Mork didn’t pull those numbers out of thin air, however. They come from a report GetJar commissioned, released in March. Consulting firm Chetan Sharma Consulting performed an independent study which predicted a year-over-year growth rate of 92% for mobile app downloads, with an economy that would generate $17.5 billion in sales by 2012.

Whether or not you want to believe those numbers or the more conservative predictions from Juniper, however, is up to you. We feel more comfortable with Juniper’s numbers, though, over those from a commissioned study financed by an app store company.

Don’t Just Copy Apple

Juniper’s report also warns that simply copying the Apple “iTunes App Store” model may not be enough to encourage developers to build apps for a particular platform. (Case in point: Palm’s webOS or Nokia’s OVI store, perhaps?) Instead, an app store would need to demonstrate sufficient scale in order for developers to get involved.

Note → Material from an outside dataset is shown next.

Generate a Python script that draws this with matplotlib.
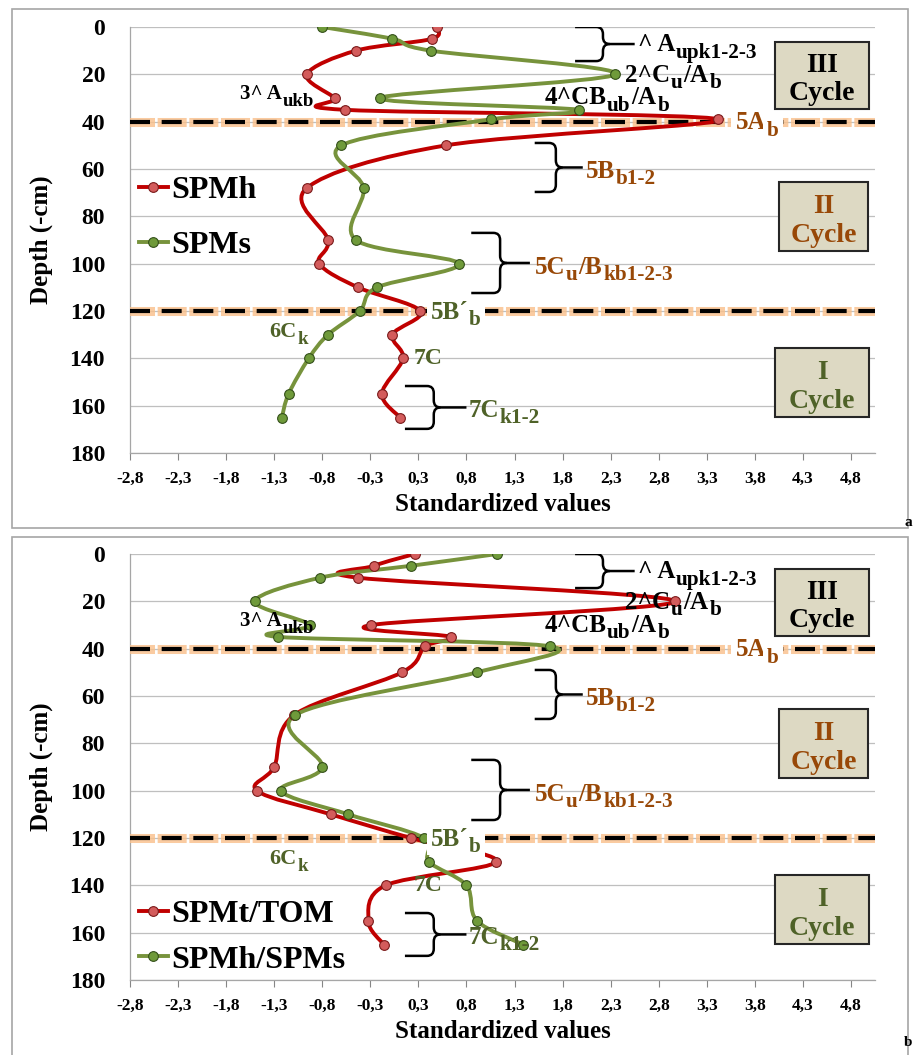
import numpy as np
import matplotlib
matplotlib.use("Agg")
import matplotlib.pyplot as plt
import matplotlib.patheffects as pe
from matplotlib.path import Path
from matplotlib.patches import PathPatch, Rectangle
from matplotlib.lines import Line2D

plt.rcParams['font.family'] = ['Liberation Serif', 'DejaVu Serif']
plt.rcParams['font.weight'] = 'bold'
plt.rcParams['axes.labelweight'] = 'bold'

# data
depth = [0, 5, 10, 20, 30, 35, 39, 50, 68, 90, 100, 110, 120, 130, 140, 155, 165]

spmh = [0.44, 0.39, -0.40, -0.91, -0.62, -0.51, 3.37, 0.54, -0.91, -0.69,
        -0.78, -0.38, 0.27, -0.02, 0.09, -0.13, 0.06]
spms = [-0.75, -0.02, 0.38, 2.30, -0.15, 1.92, 1.01, -0.55, -0.32, -0.40,
        0.67, -0.18, -0.36, -0.69, -0.89, -1.10, -1.17]

spmt_tom = [0.21, -0.21, -0.38, 2.92, -0.24, 0.59, 0.32, 0.08, -1.04, -1.25,
            -1.43, -0.66, 0.17, 1.06, -0.09, -0.27, -0.11]
spmh_spms = [1.07, 0.17, -0.77, -1.45, -0.88, -1.21, 1.62, 0.86, -1.03, -0.75,
             -1.18, -0.48, 0.31, 0.36, 0.75, 0.86, 1.34]

x_ticks = np.arange(-2.75, 5.0, 0.5)
x_tick_labels = ['-2,8', '-2,3', '-1,8', '-1,3', '-0,8', '-0,3', '0,3', '0,8',
                 '1,3', '1,8', '2,3', '2,8', '3,3', '3,8', '4,3', '4,8']
y_ticks = [0, 20, 40, 60, 80, 100, 120, 140, 160, 180]
boundaries = [40, 120]

RED = '#c00000'
GREEN = '#77933c'
BROWN = '#984807'
OLIVE = '#4f6228'


def smooth_path(xs, ys):
    # excel-like smoothed line (catmull-rom as cubic bezier)
    p = np.column_stack([xs, ys]).astype(float)
    n = len(p)
    verts = [p[0]]
    codes = [Path.MOVETO]
    for i in range(n - 1):
        p0 = p[max(i - 1, 0)]
        p1 = p[i]
        p2 = p[i + 1]
        p3 = p[min(i + 2, n - 1)]
        c1 = p1 + (p2 - p0) / 6.0
        c2 = p2 - (p3 - p1) / 6.0
        verts += [c1, c2, p2]
        codes += [Path.CURVE4] * 3
    return Path(verts, codes)


def draw_series(ax, xs, color, mface, medge):
    ax.add_patch(PathPatch(smooth_path(xs, depth), fill=False, edgecolor=color,
                           lw=2.8, zorder=4, capstyle='round', joinstyle='round'))
    ax.plot(xs, depth, ls='none', marker='o', ms=7, mfc=mface, mec=medge,
            mew=0.8, zorder=5)


def rich(ax, x, y, runs, fs, color='black', white=False, sub_scale=0.85):
    # runs: list of (text, is_subscript); subscripts drawn a bit smaller and lower
    bb = dict(facecolor='white', edgecolor='none', pad=3) if white else None
    base = ax.text(x, y, runs[0][0], fontsize=fs, color=color, va='center',
                   zorder=9, bbox=bb)
    prev = base
    for s, is_sub in runs[1:]:
        if is_sub:
            t = ax.annotate(s, xy=(1, 0), xycoords=(prev, base), xytext=(0.6, -1),
                            textcoords='offset points', fontsize=fs * sub_scale,
                            color=color, va='baseline', ha='left', zorder=9,
                            bbox=bb)
        else:
            t = ax.annotate(s, xy=(1, 0), xycoords=(prev, base), xytext=(0.6, 0),
                            textcoords='offset points', fontsize=fs, color=color,
                            va='bottom', ha='left', zorder=9, bbox=bb)
        prev = t


def brace(ax, xl, xv, xn, yt, yb):
    ym = (yt + yb) / 2.0
    d, r = 0.07, 3.0
    verts = [(xl, yt), (xv - d, yt), (xv, yt), (xv, yt + r),
             (xv, ym - r), (xv, ym), (xv + d, ym), (xn, ym)]
    codes = [Path.MOVETO, Path.LINETO, Path.CURVE3, Path.CURVE3,
             Path.LINETO, Path.CURVE3, Path.CURVE3, Path.LINETO]
    ax.add_patch(PathPatch(Path(verts, codes), fill=False, lw=1.8,
                           edgecolor='black', zorder=6))
    verts2 = [(xl, yb), (xv - d, yb), (xv, yb), (xv, yb - r),
              (xv, ym + r), (xv, ym), (xv + d, ym)]
    codes2 = [Path.MOVETO, Path.LINETO, Path.CURVE3, Path.CURVE3,
              Path.LINETO, Path.CURVE3, Path.CURVE3]
    ax.add_patch(PathPatch(Path(verts2, codes2), fill=False, lw=1.8,
                           edgecolor='black', zorder=6))


def cycle_box(ax, x0, x1, y0, y1, roman, color):
    ax.add_patch(Rectangle((x0, y0), x1 - x0, y1 - y0, facecolor='#ddd9c3',
                           edgecolor='#262626', lw=1.5, zorder=7))
    xc = (x0 + x1) / 2
    ax.text(xc, y0 + (y1 - y0) * 0.35, roman, ha='center', va='center',
            fontsize=20, color=color, zorder=8)
    ax.text(xc, y0 + (y1 - y0) * 0.77, 'Cycle', ha='center', va='center',
            fontsize=20, color=color, zorder=8)


def setup_axes(ax):
    ax.set_xlim(-2.75, 5.0)
    ax.set_ylim(180, 0)
    ax.set_yticks(y_ticks)
    ax.set_yticklabels([str(v) for v in y_ticks], fontsize=17)
    ax.set_xticks(x_ticks)
    ax.set_xticklabels(x_tick_labels, fontsize=12.5)
    ax.tick_params(axis='y', length=0, pad=18)
    ax.tick_params(axis='x', length=5, color='#868686', pad=8)
    ax.yaxis.grid(True, color='#bfbfbf', lw=0.9)
    ax.set_axisbelow(True)
    for s in ['top', 'right']:
        ax.spines[s].set_visible(False)
    for s in ['left', 'bottom']:
        ax.spines[s].set_color('#a6a6a6')
        ax.spines[s].set_linewidth(0.9)
    ax.set_xlabel('Standardized values', fontsize=18, labelpad=4)
    ax.set_ylabel('Depth (-cm)', fontsize=18, labelpad=12)
    for b in boundaries:
        ax.axhline(b, color='black', lw=3, dashes=(4.8, 2.8), zorder=3,
                   path_effects=[pe.Stroke(linewidth=6.5, foreground='#f9bf8a',
                                           alpha=0.8, capstyle='projecting'),
                                 pe.Normal()])

    # braces
    brace(ax, 1.88, 2.17, 2.50, 0, 14.4)
    brace(ax, 1.46, 1.68, 1.96, 49, 69.7)
    brace(ax, 0.80, 1.10, 1.41, 87, 112.4)
    brace(ax, 0.11, 0.41, 0.75, 151.7, 169.8)

    # horizon labels
    rich(ax, 2.53, 7.5, [('^ A', False), ('upk1-2-3', True)], 18)
    rich(ax, 2.40, 20.5, [('2^C', False), ('u', True), ('/A', False), ('b', True)], 18)
    rich(ax, 1.56, 30, [('4^CB', False), ('ub', True), ('/A', False), ('b', True)], 18)
    rich(ax, -1.61, 28.5, [('3^ A', False), ('ukb', True)], 15, sub_scale=0.9)
    rich(ax, 3.55, 40.5, [('5A', False), ('b', True)], 18, BROWN, white=True)
    rich(ax, 1.99, 61, [('5B', False), ('b1-2', True)], 18, BROWN)
    rich(ax, 1.46, 101.5, [('5C', False), ('u', True), ('/B', False), ('kb1-2-3', True)],
         18, BROWN)
    rich(ax, 0.38, 120.5, [('5B\u00b4', False), ('b', True)], 18, OLIVE, white=True)
    rich(ax, -1.30, 129, [('6C', False), ('k', True)], 16, OLIVE)
    rich(ax, 0.20, 140, [('7C', False)], 17, OLIVE)
    rich(ax, 0.77, 162, [('7C', False), ('k1-2', True)], 18, OLIVE)

    cycle_box(ax, 3.96, 4.94, 6.3, 34.6, 'III', 'black')
    cycle_box(ax, 4.00, 4.93, 65.5, 94.6, 'II', BROWN)
    cycle_box(ax, 3.96, 4.94, 135.6, 164.8, 'I', OLIVE)


fig = plt.figure(figsize=(9.13, 10.55), dpi=100)

# panel frames
for y0, h in [(1 - 528 / 1055, 519 / 1055), (-0.01, 1 - 537 / 1055 + 0.01)]:
    fig.add_artist(Rectangle((12 / 913, y0), 896 / 913, h, transform=fig.transFigure,
                             fill=False, edgecolor='#a6a6a6', lw=1.2))

ax1 = fig.add_axes([130 / 913, 1 - 453 / 1055, 745 / 913, 426 / 1055])
ax2 = fig.add_axes([130 / 913, 1 - 980 / 1055, 745 / 913, 426 / 1055])

for ax in (ax1, ax2):
    setup_axes(ax)

draw_series(ax1, spmh, RED, '#d35c5c', '#7a1a1a')
draw_series(ax1, spms, GREEN, '#6f9a3a', '#34501a')
draw_series(ax2, spmt_tom, RED, '#d35c5c', '#7a1a1a')
draw_series(ax2, spmh_spms, GREEN, '#6f9a3a', '#34501a')


def legend_handles():
    h1 = Line2D([], [], color=RED, lw=2.8, marker='o', ms=7, mfc='#d35c5c',
                mec='#7a1a1a', mew=0.8)
    h2 = Line2D([], [], color=GREEN, lw=2.8, marker='o', ms=7, mfc='#6f9a3a',
                mec='#34501a', mew=0.8)
    return [h1, h2]


ax1.legend(legend_handles(), ['SPMh', 'SPMs'], loc='upper left',
           bbox_to_anchor=(-0.005, 0.68), frameon=False, prop={'size': 23, 'weight': 'bold'},
           handlelength=0.9, handletextpad=0.1, labelspacing=0.8, borderaxespad=0)
ax2.legend(legend_handles(), ['SPMt/TOM', 'SPMh/SPMs'], loc='upper left',
           bbox_to_anchor=(-0.005, 0.218), frameon=False, prop={'size': 23, 'weight': 'bold'},
           handlelength=0.9, handletextpad=0.1, labelspacing=0.5, borderaxespad=0)

fig.text(912 / 913, 1 - 522 / 1055, 'a', fontsize=11, va='center', ha='right')
fig.text(912 / 913, 1 - 1043 / 1055, 'b', fontsize=11, va='center', ha='right')

fig.savefig('out.png', dpi=100)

After noting that people are buying the iPhone specifically for the apps, Holden said the same may not be true for other mobile manufacturers. “Even if you have a subscriber base of tens of millions,” says Holden, “your addressable market is a fraction of that – and spread across a variety of operating systems and handsets.”

Also according to Holden, “freemium” is now becoming the prevalent business model for mobile applications, with in-app purchases, subscription services, micropayments for virtual items and upgrades to premium content as the method for monetizing a developer’s efforts.